UTRGV and the other five AASCU member institutions will accelerate their own institutional improvement work, share ideas and best practices with other institutions in the consortium, and disseminate best practices to other higher education institutions.
“This is great opportunity for UTRGV to work with institutions across the country that all share the same goal – helping students reach their educational and career goals,” said Dr. Kristin Croyle, UTRGV’s vice president for Student Success.
Dr. Havidán Rodríguez, provost and executive vice president for Academic Affairs, said UTRGV consistently has worked to establish an environment in which students of all financial and cultural backgrounds have a level playing field for learning.
“We want all students who entrust us with their education to know that they are our priority, and that we will make the most of every initiative – especially key projects like Frontier Set – to make sure our institution is an incubator for their long-term success,” he said.
ABOUT THE FRONTIER SET PROJECT
The Frontier Set brings together 31 institutions and support partners representing the diversity of higher education, around ambitious goals for student success through institutional transformation.
It is composed of state systems, Historically Black Colleges and Universities, Association of Public and Land Grant Universities’ Coalition of Urban Serving Universities, and University Innovation Alliance members. Sites joining in 2017 include community colleges partnering with the Aspen Institute, and four-year regional comprehensive universities partnering with AASCU.
The FS is a community of innovative thought leaders working together to drive institutional transformation and close opportunity gaps for every student, and they are charged with accelerating progress by sharing the “how” surrounding implementation and transformation. Their mission is to share in-progress work, build sustainable relationships, reflect openly and capture best practices to accelerate progress.
FS sites will focus on institutional transformation, including the integration of three key solution areas:
- Redesigned Planning, Advising and Student Services
- Digital Learning and Next Generation Digital Courseware
- Developmental Education Reform and Supports for Learning
Concurrently, it will strengthen capacities that enable implementation and integration of the key solutions, including leadership, culture, strategic finance, IT infrastructure, institutional research and data, and policy.
All Frontier Set work focuses on the long-term outcome of significantly increased student completion rates. All FS participating campuses are committed to the following three goals.
- Making it Work: Accelerate student success gains on their own campus by integrating solutions and strengthening capacities.
- Understanding What Works: Seek to understand how their own campus is transforming itself, by exercising rigorous introspection and transparency.
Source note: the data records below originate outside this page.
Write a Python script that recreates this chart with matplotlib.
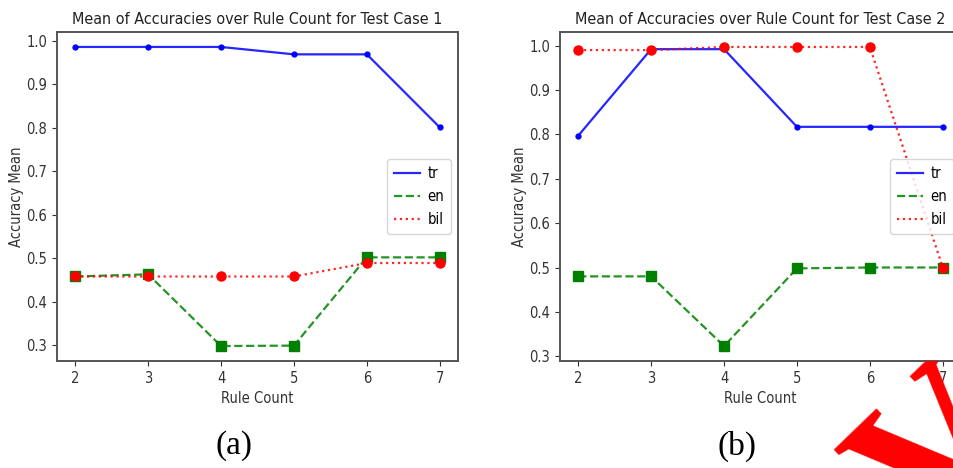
import matplotlib
matplotlib.use("Agg")
import matplotlib.pyplot as plt
from matplotlib.transforms import Bbox

plt.rcParams["font.family"] = ["DejaVu Sans"]
plt.rcParams["font.stretch"] = "condensed"

rule_counts = [2, 3, 4, 5, 6, 7]

case1_tr = [0.986, 0.986, 0.986, 0.969, 0.969, 0.801]
case1_en = [0.458, 0.463, 0.298, 0.299, 0.502, 0.502]
case1_bil = [0.458, 0.458, 0.458, 0.458, 0.489, 0.489]

case2_tr = [0.797, 0.992, 0.992, 0.817, 0.817, 0.817]
case2_en = [0.480, 0.480, 0.323, 0.498, 0.500, 0.500]
case2_bil = [0.990, 0.990, 0.997, 0.997, 0.997, 0.500]

cases = [
    ("Mean of Accuracies over Rule Count for Test Case 1", case1_tr, case1_en, case1_bil, "(a)"),
    ("Mean of Accuracies over Rule Count for Test Case 2", case2_tr, case2_en, case2_bil, "(b)"),
]

# (colour, line style, marker, marker size, label)
series_styles = [
    ("blue", "-", ".", 7, "tr"),
    ("green", "--", "s", 6.5, "en"),
    ("red", ":", "o", 6.5, "bil"),
]

fig = plt.figure(figsize=(9.54, 4.68), dpi=100)
fig.patch.set_facecolor("white")

axes_lefts = [57 / 954, 560 / 954]
axes_width = 401 / 954
for left, (title, tr, en, bil, tag) in zip(axes_lefts, cases):
    ax = fig.add_axes([left, 1 - 361 / 468, axes_width, 329 / 468])
    for values, (color, style, marker, size, label) in zip([tr, en, bil], series_styles):
        # line carries the legend entry, markers are drawn on top without one
        ax.plot(rule_counts, values, color=color, linestyle=style, linewidth=1.6, alpha=0.85, label=label)
        ax.plot(rule_counts, values, color=color, linestyle="none", marker=marker, markersize=size)

    ax.set_title(title, fontsize=11.5, color="#222222")
    ax.set_xlabel("Rule Count", fontsize=10.5, color="#333333")
    ax.set_ylabel("Accuracy Mean", fontsize=10.5, color="#333333", labelpad=2)
    ax.set_xticks(rule_counts)
    ax.tick_params(labelsize=10.5, colors="#333333")
    for spine in ax.spines.values():
        spine.set_color("#555555")
        spine.set_linewidth(1.4)
    ax.legend(loc="center right", fontsize=10.5, handlelength=1.8, handletextpad=0.5,
              borderpad=0.45, labelspacing=0.55)

    fig.text(left + 0.5 * axes_width - 23 / 954, 1 - 446 / 468, tag, ha="center", va="center",
             fontsize=24, family="Liberation Serif", fontstretch="normal")

# red watermark glyph in the lower right corner, only visible below the axes
mark = fig.text(827, 24, "V", transform=None, ha="left", va="top", rotation=44,
                rotation_mode="anchor", fontsize=150, family="Liberation Serif",
                fontweight="bold", fontstretch="normal", color="red")
mark.set_clip_box(Bbox.from_extents(0, 0, 954, 107))
mark.set_clip_on(True)

fig.savefig("out.png", dpi=100)
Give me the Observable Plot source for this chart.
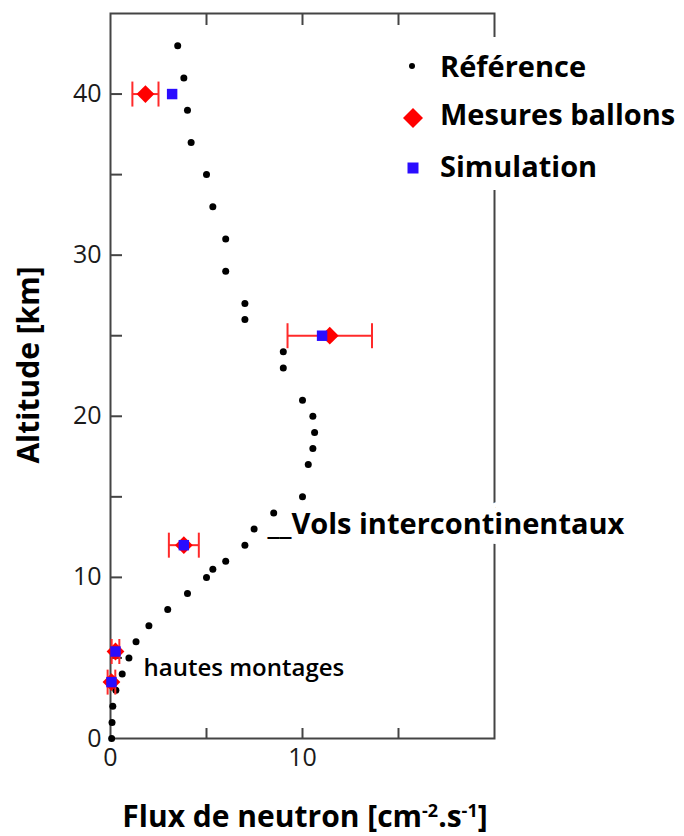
<!DOCTYPE html>
<html>
<head>
<meta charset="utf-8">
<script src="https://cdn.jsdelivr.net/npm/d3@7"></script>
<script src="https://cdn.jsdelivr.net/npm/@observablehq/plot@0.6"></script>
<style>
  body { margin: 0; background: #fff; font-family: "Open Sans", sans-serif; }
  #wrap { position: relative; width: 684px; height: 836px; overflow: hidden; }
  #legend { position: absolute; left: 400px; top: 37px; width: 284px; height: 153px; background: #fff; }
  #xtitle { position: absolute; left: 0; top: 790px; width: 610px; height: 46px; text-align: center;
            font-size: 30px; font-weight: bold; line-height: 46px; padding-top: 3px; color: #000; }
  #xtitle sup { font-size: 0.6em; vertical-align: 0.55em; line-height: 0; }
</style>
</head>
<body>
<div id="wrap">
  <div id="chart"></div>
  <div id="legend"></div>
  <div id="xtitle">Flux de neutron [cm<sup>-2</sup>.s<sup>-1</sup>]</div>
</div>
<script>
// Reference curve (black dots)
const refAlt  = [43, 41, 39, 37, 35, 33, 31, 29, 27, 26, 24, 23, 21, 20, 19, 18, 17, 15, 14, 13, 12, 11, 10.5, 10, 9, 8, 7, 6, 5, 4, 3, 2, 1, 0];
const refFlux = [3.5, 3.82, 4.01, 4.2, 5.0, 5.33, 6.0, 6.0, 7.0, 7.0, 9.0, 9.0, 10.0, 10.54, 10.63, 10.54, 10.3, 10.0, 8.5, 7.48, 7.0, 6.0, 5.33, 5.0, 4.01, 2.98, 2.0, 1.33, 0.96, 0.61, 0.28, 0.12, 0.08, 0.06];
// Balloon measurements (red diamonds) with horizontal error
const measAlt  = [40, 25, 12, 5.4, 3.5];
const measFlux = [1.82, 11.42, 3.82, 0.26, 0.05];
const measErr  = [0.68, 2.2, 0.78, 0.2, 0.2];
// Simulation (blue squares)
const simAlt  = [40, 25, 12, 5.4, 3.5];
const simFlux = [3.21, 11.02, 3.82, 0.26, 0.05];
// Axis ticks
const yTickLabels = [0, 10, 20, 30, 40];
const yTicks = [5, 10, 15, 20, 25, 30, 35, 40];
const xTickLabels = [0, 10];
const xTicks = [5, 10, 15];
// Annotations
const annotHalo = [{flux: 8.18, alt: 13.28, label: "__Vols intercontinentaux"}];
const annotPlain = [{flux: 1.72, alt: 4.35, label: "hautes montages"}];
// Legend
const legendLabels = ["Référence", "Mesures ballons", "Simulation"];

const ref = refAlt.map((a, i) => ({alt: a, flux: refFlux[i]}));
const meas = measAlt.map((a, i) => ({alt: a, flux: measFlux[i], lo: measFlux[i] - measErr[i], hi: measFlux[i] + measErr[i]}));
const sim = simAlt.map((a, i) => ({alt: a, flux: simFlux[i]}));

const RED = "#ff0000", BAR = "#ff2a2a", BLUE = "#2a0cff", AX = "#444";
const capSymbol = {draw(ctx, size) { const h = Math.sqrt(size / Math.PI); ctx.moveTo(0, -h); ctx.lineTo(0, h); }};

const W = 684, H = 790, ML = 110, MR = 190, MT = 13, MB = 52;
const FW = W - ML - MR, FH = H - MT - MB;

const chart = Plot.plot({
  width: W, height: H,
  marginLeft: ML, marginRight: MR, marginTop: MT, marginBottom: MB,
  x: {domain: [0, 20], axis: null},
  y: {domain: [0, 45], axis: null},
  style: {fontFamily: "Open Sans", background: "white", overflow: "visible"},
  marks: [
    Plot.frame({stroke: AX, strokeWidth: 2}),
    Plot.ruleY(yTicks, {y: d => d, stroke: AX, strokeWidth: 2, insetRight: FW - 12}),
    Plot.ruleX(xTicks, {x: d => d, stroke: AX, strokeWidth: 2, insetTop: FH - 10}),
    Plot.ruleX(xTicks, {x: d => d, stroke: AX, strokeWidth: 2, insetBottom: FH - 12}),
    Plot.text(yTickLabels, {y: d => d, text: d => String(d), frameAnchor: "left", textAnchor: "end", dx: -9, fontSize: 25, fill: "#1a1a1a"}),
    Plot.text(xTickLabels, {x: d => d, text: d => String(d), frameAnchor: "bottom", dy: 27, fontSize: 25, fill: "#1a1a1a"}),
    Plot.text(["Altitude [km]"], {text: d => d, frameAnchor: "left", textAnchor: "middle", dx: -81, dy: -11, rotate: -90, fontSize: 30, fontWeight: "bold", fill: "#000"}),
    Plot.text(annotHalo, {x: "flux", y: "alt", text: "label", textAnchor: "start", fontSize: 29, fontWeight: "bold", fill: "#000", stroke: "white", strokeWidth: 20, strokeLinejoin: "round"}),
    Plot.text(annotPlain, {x: "flux", y: "alt", text: "label", textAnchor: "start", fontSize: 24, fontWeight: 600, fill: "#000"}),
    Plot.dot(ref, {x: "flux", y: "alt", r: 3.5, fill: "#000", stroke: "none"}),
    Plot.ruleY(meas, {y: "alt", x1: "lo", x2: "hi", stroke: BAR, strokeWidth: 2}),
    Plot.dot(meas, {x: "lo", y: "alt", symbol: capSymbol, r: 12.5, stroke: BAR, strokeWidth: 2, fill: "none"}),
    Plot.dot(meas, {x: "hi", y: "alt", symbol: capSymbol, r: 12.5, stroke: BAR, strokeWidth: 2, fill: "none"}),
    Plot.dot(meas, {x: "flux", y: "alt", symbol: "diamond2", r: 8, fill: RED, stroke: "none"}),
    Plot.dot(sim, {x: "flux", y: "alt", symbol: "square", r: 5.9, fill: BLUE, stroke: "none"})
  ]
});
document.getElementById("chart").appendChild(chart);

// Legend (overlay with white background)
const lg = d3.select("#legend").append("svg").attr("width", 284).attr("height", 153);
const rowsMarkerY = [29, 81, 131];
const rowsTextY = [40, 88, 140];
lg.append("circle").attr("cx", 12).attr("cy", rowsMarkerY[0]).attr("r", 3).attr("fill", "#000");
lg.append("path").attr("d", d3.symbol(d3.symbolDiamond2, 255)()).attr("transform", `translate(13,${rowsMarkerY[1]})`).attr("fill", RED);
lg.append("path").attr("d", d3.symbol(d3.symbolSquare, 121)()).attr("transform", `translate(13,${rowsMarkerY[2]})`).attr("fill", BLUE);
lg.selectAll("text.l").data(legendLabels).join("text")
  .attr("x", 40).attr("y", (d, i) => rowsTextY[i])
  .attr("font-family", "Open Sans").attr("font-size", 29).attr("font-weight", "bold").attr("fill", "#000")
  .text(d => d);
</script>
</body>
</html>
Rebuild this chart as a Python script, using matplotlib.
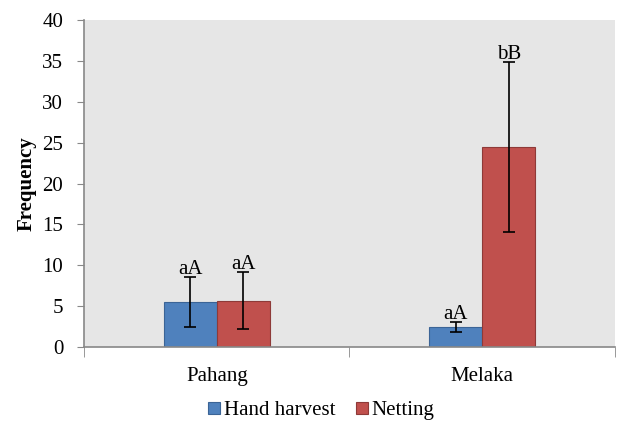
import numpy as np
import matplotlib.pyplot as plt

plt.rcParams['font.family'] = ['Liberation Serif', 'DejaVu Serif']

sites = ['Pahang', 'Melaka']
series = ['Hand harvest', 'Netting']
hand_mean = [5.5, 2.45]
hand_err = [3.1, 0.65]
net_mean = [5.7, 24.5]
net_err = [3.5, 10.4]
hand_labels = ['aA', 'aA']
net_labels = ['aA', 'bB']

fs = 15

fig = plt.figure(figsize=(6.18, 4.28), dpi=100)
ax = fig.add_axes([0.136, 0.189, 0.859, 0.764])
ax.set_facecolor('#e6e6e6')

x = np.arange(len(sites))
w = 0.2
ekw = dict(ecolor='black', elinewidth=1.2, capsize=4, capthick=1.2)
b1 = ax.bar(x - w / 2, hand_mean, w, yerr=hand_err, color='#4f81bd',
            edgecolor='#3b6496', linewidth=0.8, label=series[0], error_kw=ekw)
b2 = ax.bar(x + w / 2, net_mean, w, yerr=net_err, color='#c0504d',
            edgecolor='#8e3a38', linewidth=0.8, label=series[1], error_kw=ekw)

for i in range(len(sites)):
    ax.text(x[i] - w / 2, hand_mean[i] + hand_err[i] - 0.3, hand_labels[i],
            ha='center', va='bottom', fontsize=fs)
    ax.text(x[i] + w / 2, net_mean[i] + net_err[i] - 0.3, net_labels[i],
            ha='center', va='bottom', fontsize=fs)

ax.set_xlim(-0.5, 1.5)
ax.set_ylim(0, 40)
ax.set_yticks(np.arange(0, 41, 5))
ax.set_xticks(x)
ax.set_xticklabels(sites)
ax.set_xticks([-0.5, 0.5, 1.5], minor=True)
ax.tick_params(axis='x', which='major', length=0, pad=14, labelsize=fs)
ax.tick_params(axis='x', which='minor', length=7, color='#888888', direction='out')
ax.tick_params(axis='y', length=5, color='#888888', labelsize=fs, pad=10)

for s in ['top', 'right']:
    ax.spines[s].set_visible(False)
for s in ['left', 'bottom']:
    ax.spines[s].set_color('#888888')
    ax.spines[s].set_linewidth(1.2)

ax.set_ylabel('Frequency', fontsize=fs, fontweight='bold', labelpad=4)

fig.legend(handles=[b1, b2], labels=series, loc='center', bbox_to_anchor=(0.52, 0.04),
           ncol=2, frameon=False, fontsize=fs, handlelength=0.55, handleheight=0.55,
           handletextpad=0.2, columnspacing=1.0)

fig.savefig('out.png', dpi=100)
- Sharing What Works: Collaborate and share what the institution is learning with other participating campuses and with the rest of the AASCU member schools.
The FS teams from each of the six selected member institutions convened with the entire FS Network in San Diego, Cal., on Feb. 1 to launch the four-year project.
ABOUT THE AASCU
The American Association of State Colleges and Universities is a Washington, D.C.-based higher education association of more than 400 public colleges, universities and systems whose members share a learning- and teaching-centered culture, a historic commitment to underserved student populations, and a dedication to research and creativity that advances their regions’ economic progress and cultural development. These are institutions Delivering America’s Promise of Opportunities for All.